= Retzawl, Assam =

Village in Dima Hasao, Assam, India

Retzawl (or Retzol) is a village in Dima Hasao District of Assam State, India. Haflong, the district headquarters as well as its nearest town, is 17 kilometers away to the east, and Harangajao lies to the west.

Retzawl is surrounded by the villages Jatinga to the east; Doiheng to the south; Jatinga Lampu to the west and Inchaikang to the north.

==History==
Retzawl village is believed to be established in the 1780s. Its name is the word in a native language of the Hmars, meaning a plain where native rubber trees grow naturally.

Later many of the villagers decided to shift the village downhill in order to develop paddy fields. They had abandoned their original habitation/village which has now come to be called "Retzawl Khuoruo" or "Khuo-Malui" (abandoned Retzawl Village or former village, respectively) and settled down in three places namely, in the local dialect, "Sekhnuoipha" (formation of the land resembles with hammer); "Phai" (plain) and "phailammuol" (hills along the way towards the plain). These places are situated at 3 to 4 km away from the original village in a triangular manner (i.e. Sekhnuoipha, in the east; Phailammuol, in the west and Phai, in the north) and the distance between them maybe approximately 2 km each. At about this time a modern agricultural system began to be introduced at Retzawl in the places mentioned above, and the villagers had to settle there to take advantage of a composite scheme of government grants promoting the new system.

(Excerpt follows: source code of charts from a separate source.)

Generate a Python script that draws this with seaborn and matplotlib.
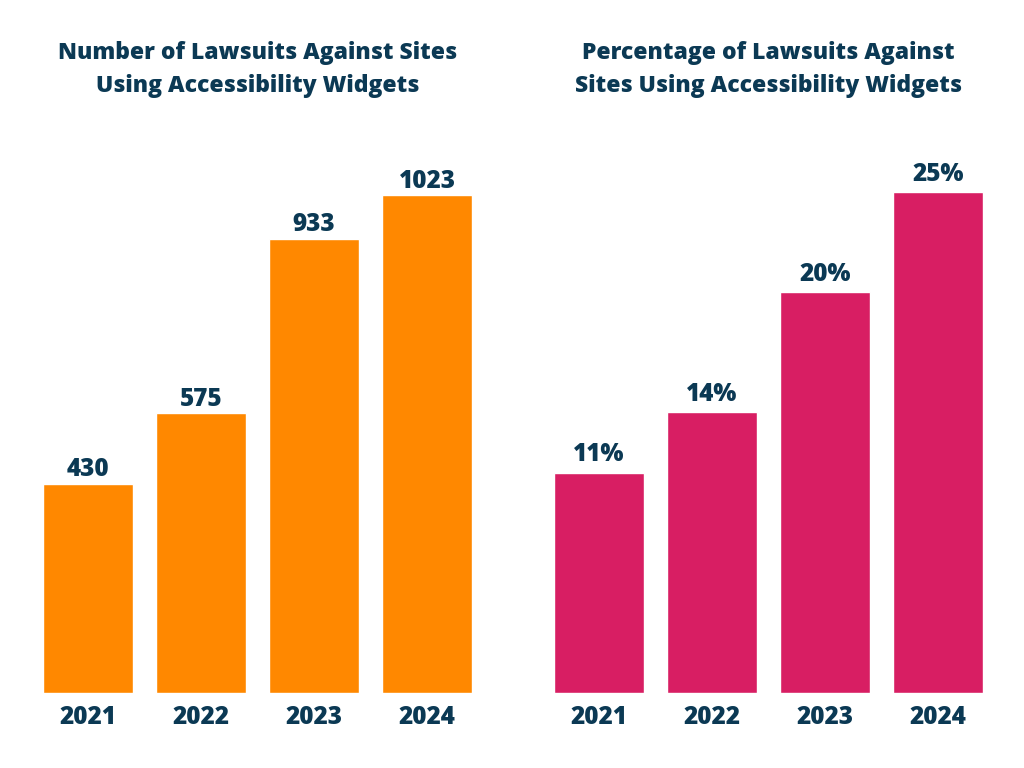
import matplotlib
matplotlib.use('Agg')
import matplotlib.pyplot as plt
import seaborn as sns
import pandas as pd

# Datos
years = ['2021', '2022', '2023', '2024']
lawsuits = [430, 575, 933, 1023]
percentages = [11, 14, 20, 25]

orange = '#FF8800'
pink = '#D81E63'
navy = '#0B3954'

sns.set_theme(style='white')
plt.rcParams['font.family'] = ['Open Sans', 'DejaVu Sans']

fig = plt.figure(figsize=(10.24, 7.68), dpi=100)
ax1 = fig.add_axes([31.5 / 1024, 75 / 768, 452 / 1024, 553 / 768])
ax2 = fig.add_axes([542.5 / 1024, 75 / 768, 452 / 1024, 553 / 768])

df1 = pd.DataFrame({'Year': years, 'Value': lawsuits})
df2 = pd.DataFrame({'Year': years, 'Value': percentages})

sns.barplot(data=df1, x='Year', y='Value', color=orange, saturation=1, width=0.8, ax=ax1)
sns.barplot(data=df2, x='Year', y='Value', color=pink, saturation=1, width=0.8, ax=ax2)

ax1.set_ylim(0, 1136)
ax2.set_ylim(0, 27.6)

ax1.bar_label(ax1.containers[0], labels=[str(v) for v in lawsuits],
              padding=1, fontsize=17.5, fontweight=800, color=navy)
ax2.bar_label(ax2.containers[0], labels=[f'{v}%' for v in percentages],
              padding=4, fontsize=17.5, fontweight=800, color=navy)

titles = ['Number of Lawsuits Against Sites\nUsing Accessibility Widgets',
          'Percentage of Lawsuits Against\nSites Using Accessibility Widgets']

for ax, t in zip([ax1, ax2], titles):
    ax.set_xlim(-0.5, 3.5)
    ax.set_xlabel('')
    ax.set_ylabel('')
    ax.set_yticks([])
    sns.despine(ax=ax, left=True, bottom=True)
    ax.tick_params(axis='x', length=0, pad=9)
    for lbl in ax.get_xticklabels():
        lbl.set_fontsize(17.5)
        lbl.set_fontweight(800)
        lbl.set_color(navy)
    ax.text(0.5, 1.0 + 70.5 / 553, t, transform=ax.transAxes, ha='center', va='center',
            fontsize=16.5, fontweight=800, color=navy, linespacing=1.5)

fig.savefig('out.png', dpi=100, facecolor='white')
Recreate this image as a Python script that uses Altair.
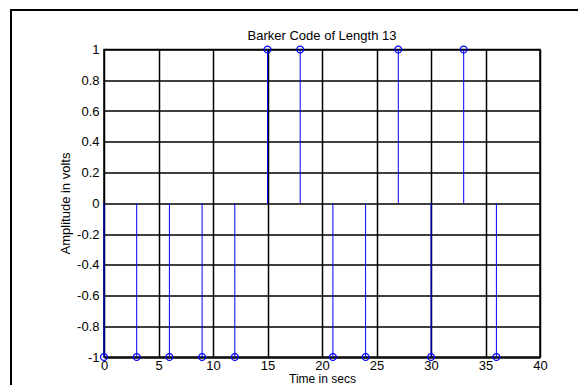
import altair as alt
import pandas as pd

# Barker sequence of length 13, one chip every 3 seconds
time_s = [0, 3, 6, 9, 12, 15, 18, 21, 24, 27, 30, 33, 36]
amplitude = [-1, -1, -1, -1, -1, 1, 1, -1, -1, 1, -1, 1, -1]

x_ticks = [0, 5, 10, 15, 20, 25, 30, 35, 40]
y_ticks = [-1, -0.8, -0.6, -0.4, -0.2, 0, 0.2, 0.4, 0.6, 0.8, 1]

title_text = "Barker Code of Length 13"

df = pd.DataFrame({"t": time_s, "amp": amplitude})

FONT = "Liberation Sans"
FS = 13
BLUE = "#0000ff"

x_scale = alt.Scale(domain=[0, 40], nice=False, zero=False)
y_scale = alt.Scale(domain=[-1, 1], nice=False, zero=False)

label_fix = "replace(format(datum.value, '~g'), '\u2212', '-')"

x_axis = alt.Axis(
    values=x_ticks, tickCount=50, grid=True, gridColor="black", gridWidth=1.5,
    gridOpacity=1, ticks=False, domain=False, labelPadding=2, labelExpr=label_fix,
    labelOverlap=False, labelFlush=False, labelBound=False,
    labelFont=FONT, labelFontSize=FS, labelColor="black",
    title="Time in secs", titleFont=FONT, titleFontSize=12,
    titleFontWeight="normal", titleColor="black",
    titleX=218, titleY=21.5, titleBaseline="middle",
)
y_axis = alt.Axis(
    values=y_ticks, tickCount=50, grid=True, gridColor="black", gridWidth=1.5,
    gridOpacity=1, ticks=False, domain=False, labelPadding=5, labelExpr=label_fix,
    labelOverlap=False, labelFlush=False, labelBound=False,
    labelFont=FONT, labelFontSize=FS, labelColor="black",
    title="Amplitude in volts", titleFont=FONT, titleFontSize=FS,
    titleFontWeight="normal", titleColor="black",
    titleX=-39, titleY=153.5, titleAngle=-90, titleBaseline="middle",
)

base = alt.Chart(df)

# figure border: top and left edges of the surrounding window frame
frame_top = base.mark_rule(color="black", strokeWidth=2).encode(
    x=alt.value(-94), x2=alt.value(480), y=alt.value(-39.5)
)
frame_left = base.mark_rule(color="black", strokeWidth=2).encode(
    x=alt.value(-93), y=alt.value(-40.5), y2=alt.value(345)
)

# plot title above the axes
heading = alt.Chart(pd.DataFrame({"label": [title_text]})).mark_text(
    font=FONT, fontSize=FS, color="black", align="center", baseline="middle"
).encode(
    text="label:N", x=alt.value(218), y=alt.value(-13.5)
)

stems = base.mark_rule(color=BLUE, strokeWidth=1).encode(
    x=alt.X("t:Q", scale=x_scale, axis=x_axis),
    y=alt.Y("amp:Q", scale=y_scale, axis=y_axis),
    y2=alt.datum(0),
)

heads = base.mark_point(
    shape="circle", filled=False, color=BLUE, size=48, strokeWidth=1.2, opacity=1
).encode(
    x=alt.X("t:Q", scale=x_scale),
    y=alt.Y("amp:Q", scale=y_scale),
)

chart = (
    alt.layer(frame_top, frame_left, heading, stems, heads)
    .properties(
        width=436,
        height=307.5,
        autosize=alt.AutoSizeParams(type="none"),
        padding={"left": 104, "top": 49.5, "right": 38, "bottom": 28},
        background="white",
    )
    .configure_view(stroke="black", strokeWidth=1.5)
)

chart.save("out.html", embed_options={"renderer": "svg", "actions": False})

The official name of the village remained the same since all three fall within the municipal boundaries of Retzawl Village.

After some years, those settled in the Phai had shifted to Phailammuol and later on to Sekhnuoipha. "Sekhnuoipha" has now calls as "Upper Retzawl" and "Phailammuol" as "Lower Retzawl".

In 2003 there were incidents of racial unrest in the area around the village.

In Retzawl, Hmar People Convention Democratic (HPC-D) designated camp was inaugurated. Hmar People's Convention- Democracy (HPC-D) is an offshoot of the Hmar People's Convention (HPC), which came into existence in 1986, as a political party spearheading a movement for self-government (i.e. Autonomous District Council) in the north and northeast of Mizoram.

==People==
Most of the inhabitants are 'Thieks', a subtribe of the Hmars, whose ancestors had founded the village and have been ruled by the 'Tuolor clan' from amongst the 'Thieks' on hereditary, in the form of Khuolal or Hausa, meaning "Headman" or "Gaon Bura" at the head in the village administration, as the system has been in practice since time immemorial. The Thiek language is widely spoken. Retzawl is one of the villages served by the North Cahar Hills Hmar Cultural Organization.

==Infrastructure==
There is a high school in the village known as Retzawl High School. It was established in 1996 under the president-ship of Late Thilhlun Thiek and Sri. Lalremsiem Thiek, as its founding Secretary cum Headmaster. With the duo ardent dedication to the establishment this school it could shape in a real form. Henceforth, many students of the village and nearby got an opportunity to continue their further studies after their Middle Standard School besides many have had passed out H S L C Examination through this school. After the demises of the President was succeeded by Sri.Dotho Hmar and the Headmaster was later succeeded by Mr. Lallienzuol Hmar and he was again succeeded by Mr. Lalsangzuol Tuolor.

There are also three lower Primary Schools and two ME Schools, namely Retzawl L P School. and Sekhnuoipha L P School. (government aided) and Gilgal Standard English School. LP as Private runs by Independent Church of India (ICI) local Church while Retzawl ME School] as government aided and Covenant English School. (ME) as private run by Reformed Presbyterian Church respectively.